Every day I went to the ballpark in Yankee Stadium as well as on the road people were on my back. The last six years in the American League were mental hell for me. I was drained of all my desire to play baseball.
You hit home runs not by chance but by preparation.
Maybe I'm not a great man but I damn well want to break the record.
It would have been a helluva lot more fun if I had not hit those sixty-one home runs.
It's like obituaries, when you die they finally give you good reviews.
I feel that I was a good all-around player, I had good speed, a good arm and could play the outfield.
As a ballplayer, I would be delighted to do it again. As an individual, I doubt if I could possibly go through it again.

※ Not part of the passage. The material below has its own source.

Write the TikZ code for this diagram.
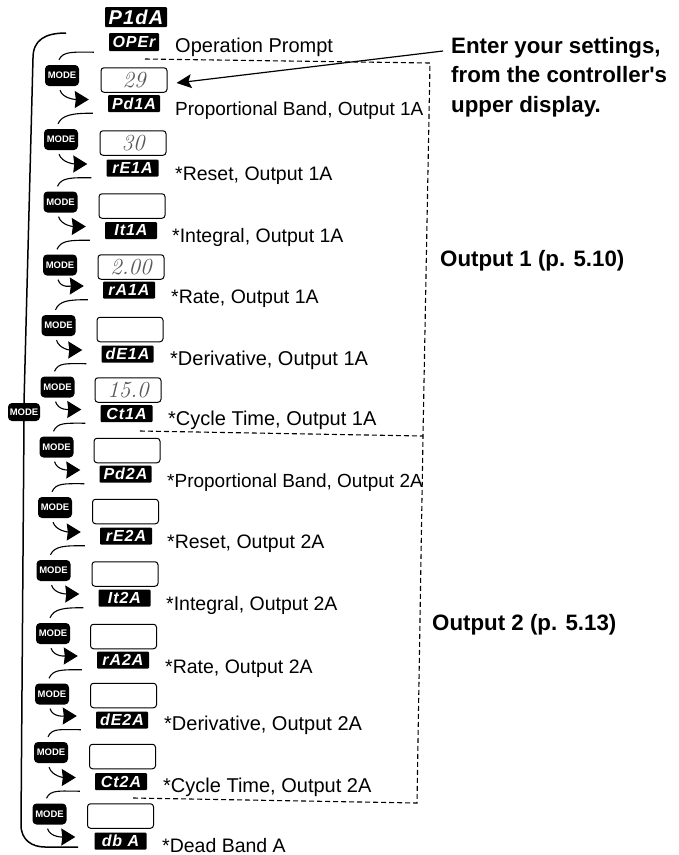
\documentclass[tikz,border=0pt]{standalone}
\usepackage{fontspec}
\setsansfont{Liberation Sans}
\newfontfamily\segfont[LetterSpace=6]{Liberation Sans}
\newcommand\descwide{\fontsize{20}{24}\selectfont}
\newcommand\descnarrow{\fontsize{19}{24}\selectfont}
\usetikzlibrary{arrows.meta,calc}
\tikzset{
  lcd/.style={fill=black,text=white,rounded corners=1pt,inner sep=0pt,minimum width=52pt,minimum height=17pt,font=\segfont\bfseries\itshape\fontsize{16}{17}\selectfont},
  lcdbig/.style={lcd,minimum width=62pt,minimum height=20pt,font=\segfont\bfseries\itshape\fontsize{20}{20}\selectfont},
  entry/.style={draw=black,line width=1pt,fill=white,rounded corners=3pt,inner sep=0pt,minimum width=66pt,minimum height=24.5pt,text=black!65,font=\rmfamily\itshape\fontsize{23}{23}\selectfont},
  modekey/.style={fill=black,text=white,rounded corners=4pt,inner sep=0pt,minimum width=34pt,minimum height=21pt,font=\sffamily\bfseries\fontsize{9.5}{10}\selectfont},
  desc/.style={anchor=base west,inner sep=0pt,font=\sffamily\fontsize{19.5}{24}\selectfont},
  head/.style={anchor=base west,inner sep=0pt,font=\sffamily\bfseries\fontsize{22.3}{29.5}\selectfont},
  link/.style={line width=1.1pt},
  flow/.style={line width=1.1pt,-{Stealth[length=14pt,width=17pt,inset=1pt]}},
  bracket/.style={line width=1.5pt},
  zone/.style={line width=1.1pt,dash pattern=on 5pt off 3pt}
}
\begin{document}
\begin{tikzpicture}[x=1pt,y=-1pt]
\useasboundingbox[fill=white] (0,0) rectangle (679,855);
% header
\node[lcdbig] (pida) at (136,17) {P1dA};
\node[lcd,minimum width=50pt,minimum height=18pt] (b0) at (134,42) {OPEr};
\node[desc] (l0) at (175,52) {\descwide Operation Prompt};
% zones
\coordinate (za) at (145,59);
\coordinate (zb) at (430,63);
\coordinate (zc) at (140,431);
\coordinate (zd) at (423,436);
\coordinate (ze) at (133,798);
\coordinate (zf) at (417,803);
\draw[zone] (za) -- (zb) -- (zd) -- (zf) -- (ze);
\draw[zone] (zc) -- (zd);
% rows
\foreach \n/\wx/\wy/\bx/\by/\mx/\my/\seg/\lx/\ly/\lab/\hand in {
 1/134/80/134/103.5/62/75.5/Pd1A/175/115/{\descnarrow Proportional Band, Output 1A}/29,
 2/133/143/132.5/168/61/139.5/rE1A/175/180/{*Reset, Output 1A}/30,
 3/132/206/131/230.5/60.5/202/It1A/172/242/{*Integral, Output 1A}/{},
 4/131/267/129/290/60/265/rA1A/171/303/{*Rate, Output 1A}/2.00,
 5/130/329.5/127.5/354/58.5/325.5/dE1A/170/365/{\descwide *Derivative, Output 1A}/{},
 6/128/390/126.5/413.5/57.5/387/Ct1A/168/425/{\descwide *Cycle Time, Output 1A}/15.0,
 7/127/450.5/125.5/474/56.5/447/Pd2A/167/487/{\descnarrow *Proportional Band, Output 2A}/{},
 8/125.5/511.5/126/536/55/507.5/rE2A/167/548/{*Reset, Output 2A}/{},
 9/125/574/124.5/598/53.5/570.5/It2A/166/610/{*Integral, Output 2A}/{},
 10/123.5/636.5/123/660/53/633.5/rA2A/165/673/{*Rate, Output 2A}/{},
 11/123.5/695.5/122/720/52/694/dE2A/164/730/{\descwide *Derivative, Output 2A}/{},
 12/122.5/756.5/121/781.5/51/752.5/Ct2A/163/792/{\descwide *Cycle Time, Output 2A}/{},
 13/120.5/816/120.5/841/49.5/814/{db A}/162/852/{*Dead Band A}/{}%
}{
  \node[entry] (w\n) at (\wx,\wy) {\hand};
  \node[lcd] (b\n) at (\bx,\by) {\seg};
  \node[modekey] (m\n) at (\mx,\my) {MODE};
  \node[desc] (l\n) at (\lx,\ly) {\lab};
  \pgfmathtruncatemacro{\p}{\n-1}
  \draw[link] ([xshift=-15pt,yshift=-1pt]b\p.south west) .. controls +(-20,0) and +(4,-9) .. ([xshift=-3pt,yshift=5pt]m\n.north);
  \draw[flow] ([xshift=-2pt,yshift=-4pt]m\n.south) .. controls +(3,9) and +(-12,0) .. ([xshift=-19pt,yshift=4pt]b\n.west);
}
% outer return
\node[modekey,minimum width=32pt,minimum height=18pt] (side) at (24,412) {MODE};
\coordinate (rtop) at (66,33);
\coordinate (rbot) at (78,847);
\draw[bracket] (rtop) .. controls (45,33) and (33,40) .. (33,58) -- (side.north);
\draw[bracket] (side.south) -- (21,825) .. controls (21,840) and (32,847) .. (45,847) -- (rbot);
% headings
\node[head,anchor=north west,align=left] (enter) at (451,37) {Enter your settings,\\from the controller\textquotesingle s\\upper display.};
\node[head] (o1) at (440,266) {Output 1 (p. 5.10)};
\node[head] (o2) at (432,630) {Output 2 (p. 5.13)};
\draw[line width=1.2pt,-{Stealth[length=15pt,width=14pt,inset=3pt]}] ([xshift=-8pt,yshift=-14pt]enter.north west) -- ([xshift=9pt,yshift=-3pt]w1.east);
\end{tikzpicture}
\end{document}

Now they talk on the radio about the record set by Ruth, and DiMaggio and Henry Aaron. But they rarely mention mine. Do you know what I have to show for the sixty-one home runs? Nothing, exactly nothing.
I think the most privacy I had was when the game was going on.
I don't know if I want to go to New York. They'll have to pay me a lot more money because I like it here in Kansas City.
I don't want to be Babe Ruth. He was a great ballplayer. I'm not trying to replace him. The record is there and damn right I want to break it, but that isn't replacing Babe Ruth.
It's a business. If I could make more money down in the zinc mines I'd be mining zinc.